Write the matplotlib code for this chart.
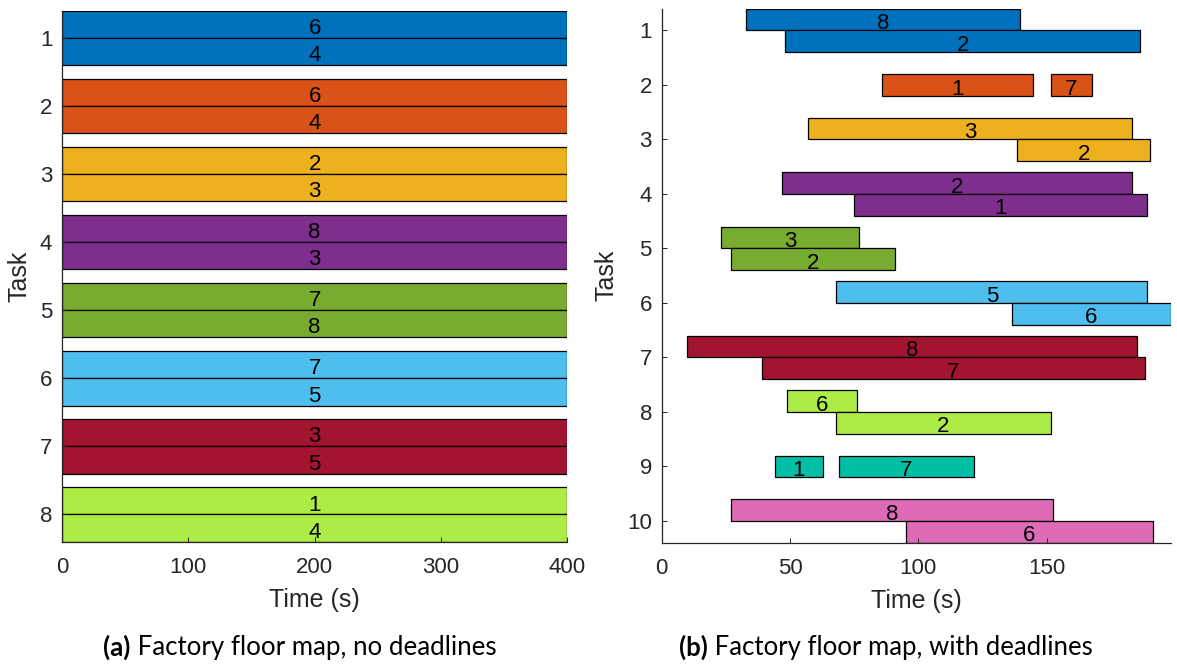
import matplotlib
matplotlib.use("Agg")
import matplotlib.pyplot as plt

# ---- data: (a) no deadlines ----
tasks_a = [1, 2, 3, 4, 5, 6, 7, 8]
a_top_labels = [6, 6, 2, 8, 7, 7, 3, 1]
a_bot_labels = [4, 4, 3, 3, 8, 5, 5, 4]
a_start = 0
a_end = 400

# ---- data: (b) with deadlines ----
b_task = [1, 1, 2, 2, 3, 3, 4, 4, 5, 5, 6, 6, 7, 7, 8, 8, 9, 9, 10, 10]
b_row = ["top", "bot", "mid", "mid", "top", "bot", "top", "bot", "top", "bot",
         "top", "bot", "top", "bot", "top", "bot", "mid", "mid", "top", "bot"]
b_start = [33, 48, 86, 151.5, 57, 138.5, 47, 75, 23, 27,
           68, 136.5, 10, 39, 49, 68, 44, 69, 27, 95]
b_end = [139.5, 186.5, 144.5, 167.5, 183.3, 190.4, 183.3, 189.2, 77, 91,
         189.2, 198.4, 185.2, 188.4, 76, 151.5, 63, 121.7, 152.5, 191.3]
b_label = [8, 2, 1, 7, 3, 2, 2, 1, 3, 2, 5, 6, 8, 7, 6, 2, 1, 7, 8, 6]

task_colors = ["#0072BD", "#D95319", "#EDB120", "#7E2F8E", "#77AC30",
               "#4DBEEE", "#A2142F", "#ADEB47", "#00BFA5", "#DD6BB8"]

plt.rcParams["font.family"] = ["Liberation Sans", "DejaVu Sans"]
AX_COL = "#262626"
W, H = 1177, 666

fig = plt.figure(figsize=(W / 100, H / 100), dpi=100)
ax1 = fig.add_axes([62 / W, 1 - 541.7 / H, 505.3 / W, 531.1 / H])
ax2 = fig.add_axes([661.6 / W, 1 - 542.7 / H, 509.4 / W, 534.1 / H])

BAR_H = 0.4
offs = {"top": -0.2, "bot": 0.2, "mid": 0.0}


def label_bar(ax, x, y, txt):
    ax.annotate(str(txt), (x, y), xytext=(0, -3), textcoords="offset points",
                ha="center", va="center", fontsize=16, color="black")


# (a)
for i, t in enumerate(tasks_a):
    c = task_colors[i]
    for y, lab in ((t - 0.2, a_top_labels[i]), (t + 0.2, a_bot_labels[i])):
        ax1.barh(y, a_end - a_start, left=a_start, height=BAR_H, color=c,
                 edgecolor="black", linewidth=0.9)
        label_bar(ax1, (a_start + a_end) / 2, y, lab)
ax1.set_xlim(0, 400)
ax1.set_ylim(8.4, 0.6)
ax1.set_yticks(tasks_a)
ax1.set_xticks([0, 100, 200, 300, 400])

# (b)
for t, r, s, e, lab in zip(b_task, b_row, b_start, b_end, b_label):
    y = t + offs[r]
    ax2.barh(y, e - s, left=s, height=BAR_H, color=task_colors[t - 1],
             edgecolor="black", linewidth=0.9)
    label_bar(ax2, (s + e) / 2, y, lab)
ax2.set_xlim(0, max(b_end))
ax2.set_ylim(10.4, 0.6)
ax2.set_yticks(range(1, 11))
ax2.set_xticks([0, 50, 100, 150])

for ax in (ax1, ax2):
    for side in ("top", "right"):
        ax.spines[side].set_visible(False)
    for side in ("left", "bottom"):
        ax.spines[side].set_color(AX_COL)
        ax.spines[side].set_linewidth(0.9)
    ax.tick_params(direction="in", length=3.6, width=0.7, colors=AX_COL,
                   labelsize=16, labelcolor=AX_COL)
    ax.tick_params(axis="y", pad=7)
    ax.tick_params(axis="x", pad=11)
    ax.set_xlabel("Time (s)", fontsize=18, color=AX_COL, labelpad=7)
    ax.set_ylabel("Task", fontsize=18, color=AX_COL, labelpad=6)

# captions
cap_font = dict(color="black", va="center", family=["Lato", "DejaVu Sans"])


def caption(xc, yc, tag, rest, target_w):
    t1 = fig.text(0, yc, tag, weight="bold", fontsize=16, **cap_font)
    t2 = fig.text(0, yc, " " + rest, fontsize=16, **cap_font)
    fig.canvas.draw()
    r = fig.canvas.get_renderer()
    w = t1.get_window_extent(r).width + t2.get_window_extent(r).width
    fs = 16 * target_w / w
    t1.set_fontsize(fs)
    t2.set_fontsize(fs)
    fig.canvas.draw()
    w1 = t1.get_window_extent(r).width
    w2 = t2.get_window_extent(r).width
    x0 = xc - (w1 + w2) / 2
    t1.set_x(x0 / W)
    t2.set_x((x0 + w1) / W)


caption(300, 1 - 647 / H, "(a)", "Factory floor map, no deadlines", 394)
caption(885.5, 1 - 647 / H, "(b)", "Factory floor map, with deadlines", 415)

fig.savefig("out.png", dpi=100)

•••

Leave the pictures out, and print every line of the listing exactly as written.

■ Correct answer ■
Write the matplotlib code for this chart.
import matplotlib
matplotlib.use("Agg")
import matplotlib.pyplot as plt

# ---- data: (a) no deadlines ----
tasks_a = [1, 2, 3, 4, 5, 6, 7, 8]
a_top_labels = [6, 6, 2, 8, 7, 7, 3, 1]
a_bot_labels = [4, 4, 3, 3, 8, 5, 5, 4]
a_start = 0
a_end = 400

# ---- data: (b) with deadlines ----
b_task = [1, 1, 2, 2, 3, 3, 4, 4, 5, 5, 6, 6, 7, 7, 8, 8, 9, 9, 10, 10]
b_row = ["top", "bot", "mid", "mid", "top", "bot", "top", "bot", "top", "bot",
         "top", "bot", "top", "bot", "top", "bot", "mid", "mid", "top", "bot"]
b_start = [33, 48, 86, 151.5, 57, 138.5, 47, 75, 23, 27,
           68, 136.5, 10, 39, 49, 68, 44, 69, 27, 95]
b_end = [139.5, 186.5, 144.5, 167.5, 183.3, 190.4, 183.3, 189.2, 77, 91,
         189.2, 198.4, 185.2, 188.4, 76, 151.5, 63, 121.7, 152.5, 191.3]
b_label = [8, 2, 1, 7, 3, 2, 2, 1, 3, 2, 5, 6, 8, 7, 6, 2, 1, 7, 8, 6]

task_colors = ["#0072BD", "#D95319", "#EDB120", "#7E2F8E", "#77AC30",
               "#4DBEEE", "#A2142F", "#ADEB47", "#00BFA5", "#DD6BB8"]

plt.rcParams["font.family"] = ["Liberation Sans", "DejaVu Sans"]
AX_COL = "#262626"
W, H = 1177, 666

fig = plt.figure(figsize=(W / 100, H / 100), dpi=100)
ax1 = fig.add_axes([62 / W, 1 - 541.7 / H, 505.3 / W, 531.1 / H])
ax2 = fig.add_axes([661.6 / W, 1 - 542.7 / H, 509.4 / W, 534.1 / H])

BAR_H = 0.4
offs = {"top": -0.2, "bot": 0.2, "mid": 0.0}


def label_bar(ax, x, y, txt):
    ax.annotate(str(txt), (x, y), xytext=(0, -3), textcoords="offset points",
                ha="center", va="center", fontsize=16, color="black")


# (a)
for i, t in enumerate(tasks_a):
    c = task_colors[i]
    for y, lab in ((t - 0.2, a_top_labels[i]), (t + 0.2, a_bot_labels[i])):
        ax1.barh(y, a_end - a_start, left=a_start, height=BAR_H, color=c,
                 edgecolor="black", linewidth=0.9)
        label_bar(ax1, (a_start + a_end) / 2, y, lab)
ax1.set_xlim(0, 400)
ax1.set_ylim(8.4, 0.6)
ax1.set_yticks(tasks_a)
ax1.set_xticks([0, 100, 200, 300, 400])

# (b)
for t, r, s, e, lab in zip(b_task, b_row, b_start, b_end, b_label):
    y = t + offs[r]
    ax2.barh(y, e - s, left=s, height=BAR_H, color=task_colors[t - 1],
             edgecolor="black", linewidth=0.9)
    label_bar(ax2, (s + e) / 2, y, lab)
ax2.set_xlim(0, max(b_end))
ax2.set_ylim(10.4, 0.6)
ax2.set_yticks(range(1, 11))
ax2.set_xticks([0, 50, 100, 150])

for ax in (ax1, ax2):
    for side in ("top", "right"):
        ax.spines[side].set_visible(False)
    for side in ("left", "bottom"):
        ax.spines[side].set_color(AX_COL)
        ax.spines[side].set_linewidth(0.9)
    ax.tick_params(direction="in", length=3.6, width=0.7, colors=AX_COL,
                   labelsize=16, labelcolor=AX_COL)
    ax.tick_params(axis="y", pad=7)
    ax.tick_params(axis="x", pad=11)
    ax.set_xlabel("Time (s)", fontsize=18, color=AX_COL, labelpad=7)
    ax.set_ylabel("Task", fontsize=18, color=AX_COL, labelpad=6)

# captions
cap_font = dict(color="black", va="center", family=["Lato", "DejaVu Sans"])


def caption(xc, yc, tag, rest, target_w):
    t1 = fig.text(0, yc, tag, weight="bold", fontsize=16, **cap_font)
    t2 = fig.text(0, yc, " " + rest, fontsize=16, **cap_font)
    fig.canvas.draw()
    r = fig.canvas.get_renderer()
    w = t1.get_window_extent(r).width + t2.get_window_extent(r).width
    fs = 16 * target_w / w
    t1.set_fontsize(fs)
    t2.set_fontsize(fs)
    fig.canvas.draw()
    w1 = t1.get_window_extent(r).width
    w2 = t2.get_window_extent(r).width
    x0 = xc - (w1 + w2) / 2
    t1.set_x(x0 / W)
    t2.set_x((x0 + w1) / W)


caption(300, 1 - 647 / H, "(a)", "Factory floor map, no deadlines", 394)
caption(885.5, 1 - 647 / H, "(b)", "Factory floor map, with deadlines", 415)

fig.savefig("out.png", dpi=100)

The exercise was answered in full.